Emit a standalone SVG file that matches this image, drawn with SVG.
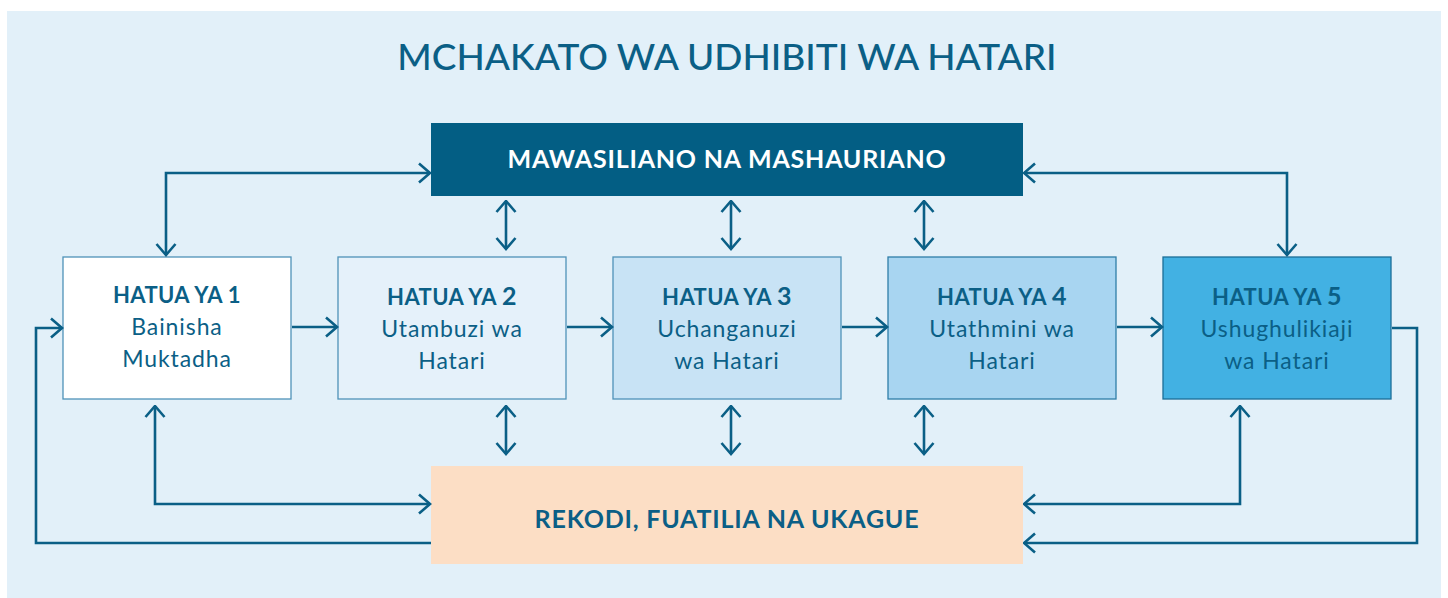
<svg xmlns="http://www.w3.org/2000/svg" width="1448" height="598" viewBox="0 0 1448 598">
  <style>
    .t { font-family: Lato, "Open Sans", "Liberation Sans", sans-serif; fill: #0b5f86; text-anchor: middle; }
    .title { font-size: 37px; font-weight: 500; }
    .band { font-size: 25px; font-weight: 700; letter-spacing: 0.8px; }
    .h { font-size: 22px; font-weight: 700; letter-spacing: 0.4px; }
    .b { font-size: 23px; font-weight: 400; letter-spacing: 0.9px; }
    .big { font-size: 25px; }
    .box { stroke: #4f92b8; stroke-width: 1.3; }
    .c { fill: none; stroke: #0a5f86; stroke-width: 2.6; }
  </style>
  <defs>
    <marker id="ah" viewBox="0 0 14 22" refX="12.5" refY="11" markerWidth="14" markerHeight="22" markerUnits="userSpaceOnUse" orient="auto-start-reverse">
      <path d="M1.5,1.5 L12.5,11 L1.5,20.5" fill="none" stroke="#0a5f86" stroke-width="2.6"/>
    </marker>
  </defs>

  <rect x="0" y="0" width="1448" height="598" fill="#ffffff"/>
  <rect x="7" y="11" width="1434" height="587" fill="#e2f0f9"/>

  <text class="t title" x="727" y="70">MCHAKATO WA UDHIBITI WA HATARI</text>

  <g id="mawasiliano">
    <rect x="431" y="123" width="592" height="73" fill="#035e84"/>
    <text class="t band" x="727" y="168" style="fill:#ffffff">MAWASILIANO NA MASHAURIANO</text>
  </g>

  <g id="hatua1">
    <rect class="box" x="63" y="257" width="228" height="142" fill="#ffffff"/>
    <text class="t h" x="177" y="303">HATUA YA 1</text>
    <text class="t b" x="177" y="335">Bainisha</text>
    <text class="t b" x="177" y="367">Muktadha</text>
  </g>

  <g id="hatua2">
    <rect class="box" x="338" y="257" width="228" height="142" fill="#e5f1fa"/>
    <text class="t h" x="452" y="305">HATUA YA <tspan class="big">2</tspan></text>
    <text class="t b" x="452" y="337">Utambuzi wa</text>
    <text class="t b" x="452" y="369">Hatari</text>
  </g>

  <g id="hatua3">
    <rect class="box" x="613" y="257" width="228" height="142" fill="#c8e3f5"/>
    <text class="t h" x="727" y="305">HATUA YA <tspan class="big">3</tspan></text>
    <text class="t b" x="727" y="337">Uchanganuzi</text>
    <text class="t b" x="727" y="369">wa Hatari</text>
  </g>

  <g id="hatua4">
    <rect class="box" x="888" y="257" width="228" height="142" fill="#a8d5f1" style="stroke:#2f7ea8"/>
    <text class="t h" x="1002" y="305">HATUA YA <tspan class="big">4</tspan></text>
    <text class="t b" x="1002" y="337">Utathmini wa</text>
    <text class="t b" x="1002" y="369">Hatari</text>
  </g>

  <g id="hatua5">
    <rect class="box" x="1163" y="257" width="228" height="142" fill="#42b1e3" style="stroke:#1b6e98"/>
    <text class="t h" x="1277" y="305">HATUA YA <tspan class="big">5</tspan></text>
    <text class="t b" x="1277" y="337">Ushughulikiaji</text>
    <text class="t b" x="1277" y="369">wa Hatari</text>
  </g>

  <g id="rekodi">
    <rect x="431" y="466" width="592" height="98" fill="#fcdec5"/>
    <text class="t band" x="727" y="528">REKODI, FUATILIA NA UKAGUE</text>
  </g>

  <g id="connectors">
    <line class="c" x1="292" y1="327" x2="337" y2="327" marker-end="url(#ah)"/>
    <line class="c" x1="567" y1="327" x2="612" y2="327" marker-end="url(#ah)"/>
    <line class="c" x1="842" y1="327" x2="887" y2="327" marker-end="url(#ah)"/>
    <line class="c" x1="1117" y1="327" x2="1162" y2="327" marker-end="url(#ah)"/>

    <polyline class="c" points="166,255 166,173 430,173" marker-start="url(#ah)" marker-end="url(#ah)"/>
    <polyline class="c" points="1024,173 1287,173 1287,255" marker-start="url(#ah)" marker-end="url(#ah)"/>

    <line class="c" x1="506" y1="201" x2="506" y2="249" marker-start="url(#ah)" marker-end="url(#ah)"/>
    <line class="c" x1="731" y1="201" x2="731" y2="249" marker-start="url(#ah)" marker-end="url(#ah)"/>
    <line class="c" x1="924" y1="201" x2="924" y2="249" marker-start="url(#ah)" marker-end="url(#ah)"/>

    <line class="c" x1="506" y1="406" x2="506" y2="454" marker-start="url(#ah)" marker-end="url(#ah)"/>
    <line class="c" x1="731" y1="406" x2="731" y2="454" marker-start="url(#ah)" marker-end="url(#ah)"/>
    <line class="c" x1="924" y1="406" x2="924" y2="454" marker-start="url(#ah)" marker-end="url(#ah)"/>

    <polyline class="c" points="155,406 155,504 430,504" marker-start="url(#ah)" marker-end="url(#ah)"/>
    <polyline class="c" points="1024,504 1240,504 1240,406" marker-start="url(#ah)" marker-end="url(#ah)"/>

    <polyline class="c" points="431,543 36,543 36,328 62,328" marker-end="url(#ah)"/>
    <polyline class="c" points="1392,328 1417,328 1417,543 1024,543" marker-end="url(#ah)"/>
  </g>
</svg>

___

To do:
Transcribe the whole listing exactly. Pictures are excluded.

The completed task:
Emit a standalone SVG file that matches this image, drawn with SVG.
<svg xmlns="http://www.w3.org/2000/svg" width="1448" height="598" viewBox="0 0 1448 598">
  <style>
    .t { font-family: Lato, "Open Sans", "Liberation Sans", sans-serif; fill: #0b5f86; text-anchor: middle; }
    .title { font-size: 37px; font-weight: 500; }
    .band { font-size: 25px; font-weight: 700; letter-spacing: 0.8px; }
    .h { font-size: 22px; font-weight: 700; letter-spacing: 0.4px; }
    .b { font-size: 23px; font-weight: 400; letter-spacing: 0.9px; }
    .big { font-size: 25px; }
    .box { stroke: #4f92b8; stroke-width: 1.3; }
    .c { fill: none; stroke: #0a5f86; stroke-width: 2.6; }
  </style>
  <defs>
    <marker id="ah" viewBox="0 0 14 22" refX="12.5" refY="11" markerWidth="14" markerHeight="22" markerUnits="userSpaceOnUse" orient="auto-start-reverse">
      <path d="M1.5,1.5 L12.5,11 L1.5,20.5" fill="none" stroke="#0a5f86" stroke-width="2.6"/>
    </marker>
  </defs>

  <rect x="0" y="0" width="1448" height="598" fill="#ffffff"/>
  <rect x="7" y="11" width="1434" height="587" fill="#e2f0f9"/>

  <text class="t title" x="727" y="70">MCHAKATO WA UDHIBITI WA HATARI</text>

  <g id="mawasiliano">
    <rect x="431" y="123" width="592" height="73" fill="#035e84"/>
    <text class="t band" x="727" y="168" style="fill:#ffffff">MAWASILIANO NA MASHAURIANO</text>
  </g>

  <g id="hatua1">
    <rect class="box" x="63" y="257" width="228" height="142" fill="#ffffff"/>
    <text class="t h" x="177" y="303">HATUA YA 1</text>
    <text class="t b" x="177" y="335">Bainisha</text>
    <text class="t b" x="177" y="367">Muktadha</text>
  </g>

  <g id="hatua2">
    <rect class="box" x="338" y="257" width="228" height="142" fill="#e5f1fa"/>
    <text class="t h" x="452" y="305">HATUA YA <tspan class="big">2</tspan></text>
    <text class="t b" x="452" y="337">Utambuzi wa</text>
    <text class="t b" x="452" y="369">Hatari</text>
  </g>

  <g id="hatua3">
    <rect class="box" x="613" y="257" width="228" height="142" fill="#c8e3f5"/>
    <text class="t h" x="727" y="305">HATUA YA <tspan class="big">3</tspan></text>
    <text class="t b" x="727" y="337">Uchanganuzi</text>
    <text class="t b" x="727" y="369">wa Hatari</text>
  </g>

  <g id="hatua4">
    <rect class="box" x="888" y="257" width="228" height="142" fill="#a8d5f1" style="stroke:#2f7ea8"/>
    <text class="t h" x="1002" y="305">HATUA YA <tspan class="big">4</tspan></text>
    <text class="t b" x="1002" y="337">Utathmini wa</text>
    <text class="t b" x="1002" y="369">Hatari</text>
  </g>

  <g id="hatua5">
    <rect class="box" x="1163" y="257" width="228" height="142" fill="#42b1e3" style="stroke:#1b6e98"/>
    <text class="t h" x="1277" y="305">HATUA YA <tspan class="big">5</tspan></text>
    <text class="t b" x="1277" y="337">Ushughulikiaji</text>
    <text class="t b" x="1277" y="369">wa Hatari</text>
  </g>

  <g id="rekodi">
    <rect x="431" y="466" width="592" height="98" fill="#fcdec5"/>
    <text class="t band" x="727" y="528">REKODI, FUATILIA NA UKAGUE</text>
  </g>

  <g id="connectors">
    <line class="c" x1="292" y1="327" x2="337" y2="327" marker-end="url(#ah)"/>
    <line class="c" x1="567" y1="327" x2="612" y2="327" marker-end="url(#ah)"/>
    <line class="c" x1="842" y1="327" x2="887" y2="327" marker-end="url(#ah)"/>
    <line class="c" x1="1117" y1="327" x2="1162" y2="327" marker-end="url(#ah)"/>

    <polyline class="c" points="166,255 166,173 430,173" marker-start="url(#ah)" marker-end="url(#ah)"/>
    <polyline class="c" points="1024,173 1287,173 1287,255" marker-start="url(#ah)" marker-end="url(#ah)"/>

    <line class="c" x1="506" y1="201" x2="506" y2="249" marker-start="url(#ah)" marker-end="url(#ah)"/>
    <line class="c" x1="731" y1="201" x2="731" y2="249" marker-start="url(#ah)" marker-end="url(#ah)"/>
    <line class="c" x1="924" y1="201" x2="924" y2="249" marker-start="url(#ah)" marker-end="url(#ah)"/>

    <line class="c" x1="506" y1="406" x2="506" y2="454" marker-start="url(#ah)" marker-end="url(#ah)"/>
    <line class="c" x1="731" y1="406" x2="731" y2="454" marker-start="url(#ah)" marker-end="url(#ah)"/>
    <line class="c" x1="924" y1="406" x2="924" y2="454" marker-start="url(#ah)" marker-end="url(#ah)"/>

    <polyline class="c" points="155,406 155,504 430,504" marker-start="url(#ah)" marker-end="url(#ah)"/>
    <polyline class="c" points="1024,504 1240,504 1240,406" marker-start="url(#ah)" marker-end="url(#ah)"/>

    <polyline class="c" points="431,543 36,543 36,328 62,328" marker-end="url(#ah)"/>
    <polyline class="c" points="1392,328 1417,328 1417,543 1024,543" marker-end="url(#ah)"/>
  </g>
</svg>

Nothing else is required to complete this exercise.